Last time I tried it, multiple cards were not supported by FreeBSD with the new xorg.  I need to test it again.


----------



## pboehmer (Jan 10, 2012)

Keep in mind that the configuration below is using fairly dated hardware, so those of you with PCIe system will probably be better off getting a higher end nVidia card with multiple video outs.  Also, the configuration below is not 100% solid.  I have video lockups every now and then (once every couple of weeks).
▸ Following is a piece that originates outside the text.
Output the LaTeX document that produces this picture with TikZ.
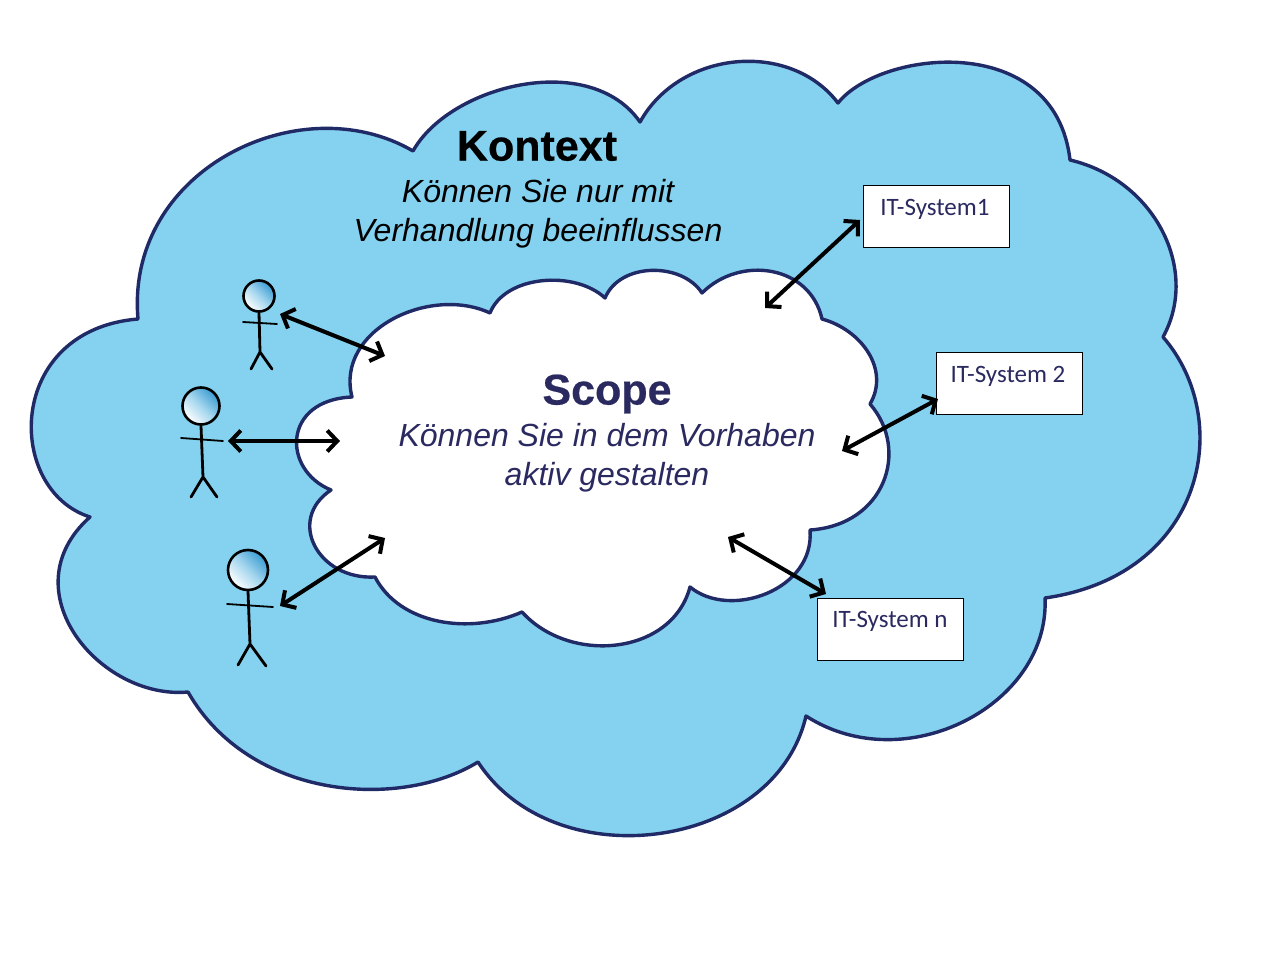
\documentclass[tikz,border=0pt]{standalone}
\usepackage{fontspec}
\setmainfont{Liberation Sans}[BoldFeatures={FakeBold=0.5}]
\newfontfamily\boxfont{Carlito}
\usetikzlibrary{arrows.meta}
\definecolor{skyfill}{HTML}{84D2EF}
\definecolor{navyline}{HTML}{1F2A66}
\definecolor{navytext}{HTML}{2A2A60}
\definecolor{headblue}{HTML}{3A9CD2}
\definecolor{headpale}{HTML}{A4D6EE}
\tikzset{
  cloudshape/.style={draw=navyline,line width=3.4pt,line join=round},
  sysbox/.style={draw=black,fill=white,line width=1pt,minimum width=146pt,minimum height=62pt,inner sep=0pt},
  systext/.style={font=\boxfont\fontsize{25}{29}\selectfont,text=navytext,inner sep=0pt,anchor=center},
  titletext/.style={font=\bfseries\fontsize{43}{50}\selectfont,inner sep=0pt},
  subtext/.style={font=\itshape\fontsize{32}{37}\selectfont,inner sep=0pt},
  link/.style={draw=black,line width=4pt,{Straight Barb[length=10pt,width=21pt]}-{Straight Barb[length=10pt,width=21pt]}},
  stick/.style={draw=black,line width=2.8pt,line cap=round},
  armline/.style={draw=black,line width=1.8pt,line cap=round},
  headball/.style={circle,draw=black,line width=2.6pt,inner sep=0pt,shading=axis,left color=white,right color=headblue,middle color=headpale,shading angle=135}
}
\begin{document}
\begin{tikzpicture}[x=1pt,y=-1pt]
\useasboundingbox (0,0) rectangle (1280,960);
\fill[white] (0,0) rectangle (1280,960);
% outer cloud
\path[cloudshape,fill=skyfill] (413,151)
  .. controls (450,85) and (590,50) .. (640,122)
  .. controls (680,50) and (790,40) .. (838,103)
  .. controls (880,50) and (1055,30) .. (1070,160)
  .. controls (1155,180) and (1200,270) .. (1163,337)
  .. controls (1235,420) and (1205,575) .. (1045,598)
  .. controls (1050,705) and (905,780) .. (806,716)
  .. controls (775,850) and (555,880) .. (478,762)
  .. controls (400,810) and (250,800) .. (188,692)
  .. controls (100,700) and (8,590) .. (90,517)
  .. controls (5,490) and (5,330) .. (138,319)
  .. controls (125,170) and (300,85) .. (413,151) -- cycle;
% inner cloud
\path[cloudshape,fill=white] (490,313)
  .. controls (505,275) and (575,270) .. (605,298)
  .. controls (620,262) and (682,262) .. (702,293)
  .. controls (740,255) and (810,265) .. (822,319)
  .. controls (862,330) and (890,370) .. (870,404)
  .. controls (910,450) and (885,525) .. (810,530)
  .. controls (815,590) and (730,620) .. (690,587)
  .. controls (672,655) and (570,665) .. (522,612)
  .. controls (470,635) and (400,625) .. (375,577)
  .. controls (318,580) and (286,520) .. (331,490)
  .. controls (282,470) and (282,400) .. (352,397)
  .. controls (335,330) and (430,285) .. (490,313) -- cycle;
% texts
\node[titletext] (kontext) at (537,146) {Kontext};
\node[subtext] (k1) at (538,191) {Können Sie nur mit};
\node[subtext] (k2) at (538,233) {Verhandlung beeinflussen};
\node[titletext,text=navytext] (scope) at (607,394) {Scope};
\node[subtext,text=navytext] (s1) at (607,435) {Können Sie in dem Vorhaben};
\node[subtext,text=navytext] (s2) at (607,477) {aktiv gestalten};
% systems
\node[sysbox] (sys1) at (936.5,216.5) {};
\node[sysbox] (sys2) at (1009.5,383.5) {};
\node[sysbox] (sysn) at (890.5,629.5) {};
\node[systext] (t1) at (935,209) {IT-System1};
\node[systext] (t2) at (1008,376) {IT-System 2};
\node[systext] (tn) at (890,621) {IT-System n};
% persons
\node[headball,minimum size=31pt] (h1) at (259,296) {};
\node[headball,minimum size=37pt] (h2) at (201,406) {};
\node[headball,minimum size=40pt] (h3) at (248,570) {};
\coordinate (w1) at (260,352);
\coordinate (w2) at (203,477);
\coordinate (w3) at (250,644);
\coordinate (a1l) at (243,322); \coordinate (a1r) at (277,324);
\coordinate (a2l) at (181,438); \coordinate (a2r) at (223,441);
\coordinate (a3l) at (227,604); \coordinate (a3r) at (273,607);
\coordinate (f1l) at (251,369); \coordinate (f1r) at (272,369);
\coordinate (f2l) at (191,497); \coordinate (f2r) at (217,497);
\coordinate (f3l) at (238,665); \coordinate (f3r) at (266,666);
\draw[stick] (h1.south) -- (w1) (f1l) -- (w1) -- (f1r);
\draw[armline] (a1l) -- (a1r);
\draw[stick] (h2.south) -- (w2) (f2l) -- (w2) -- (f2r);
\draw[armline] (a2l) -- (a2r);
\draw[stick] (h3.south) -- (w3) (f3l) -- (w3) -- (f3r);
\draw[armline] (a3l) -- (a3r);
% connector ends
\coordinate (p1) at (280,314); \coordinate (c1) at (385,356);
\coordinate (p2) at (228,441); \coordinate (c2) at (340,441);
\coordinate (p3) at (280,606); \coordinate (c3) at (385,538);
\coordinate (e1) at (860,220); \coordinate (d1) at (765,308);
\coordinate (e2) at (938,399); \coordinate (d2) at (842,451);
\coordinate (e3) at (826,594); \coordinate (d3) at (728,537);
\draw[link] (p1) -- (c1);
\draw[link] (p2) -- (c2);
\draw[link] (p3) -- (c3);
\draw[link] (e1) -- (d1);
\draw[link] (e2) -- (d2);
\draw[link] (e3) -- (d3);
\end{tikzpicture}
\end{document}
I have just recently been able to upgrade my outdated 6.4 machine (using an older Xorg version, prior to the 6.9/xrandr) to 8.2 (same hardware) and still keep my multihead with multiple cards working, but it did take a bit of work.  I am currently using an AGP ATI Rage IIc card with 2 Matrox 2064W Millennium cards.  The ATI card is being used as the center display with the 2 Matrox cards flanking on both sides.  I only have 17" AL1706 displays.  I have access to bunch of older PCI video cards, mainly S3/Trident and the such, but the ATI/Matrox combo is the only one that seems to work consistently.

The first step was to patch Xorg's xf86pciBus.c using a patch I found on one of the many Ubuntu forums called "default_primary_to_first_busid.patch".  The default xf86pciBus.c file would keep specifying one the Matrox cards as the primary card, resulting in full system lockup (not exactly sure why).  Since the AGP card has the first busID, the patch will make it the primary video device.  I also disabled both hal and dbus.

Nothing special in the xorg.conf.  I have xinerama and clone disabled, as well as AutoAddDevices and AllowEmptyInput.  Other than that, I specified each device, screen and in the ServerLayout section, the layout.

I also think the other key is the Window Manager.  I am using E16, which in my config, actually launches an E16 session for each screen.  This layout has pros (isolated sessions) and cons (can't drag windows between screens, but copy/past works), but since I use this configuration for multiple terminal sessions, this is an ideal setup for me

I can provide more information if needed, but the bottom line is that it's a PITA to get it to work.


----------



## MasterOne (Jan 10, 2012)

Honestly, that does not look all that compelling.

My alternative plan would be to use three computers for the three screens and have sysutils/synergy running on each machine, which is a setup I actually have in use with two computers on two screens (one running an older version of Ubuntu, the other with Debian Lenny).


----------



## wblock@ (Jan 10, 2012)

pboehmer said:
			
		

> The first step was to patch Xorg's xf86pciBus.c using a patch I found on one of the many Ubuntu forums called "default_primary_to_first_busid.patch".



Could you post a link to the patch?



> Nothing special in the xorg.conf.  I have xinerama and clone disabled, as well as AutoAddDevices and AllowEmptyInput.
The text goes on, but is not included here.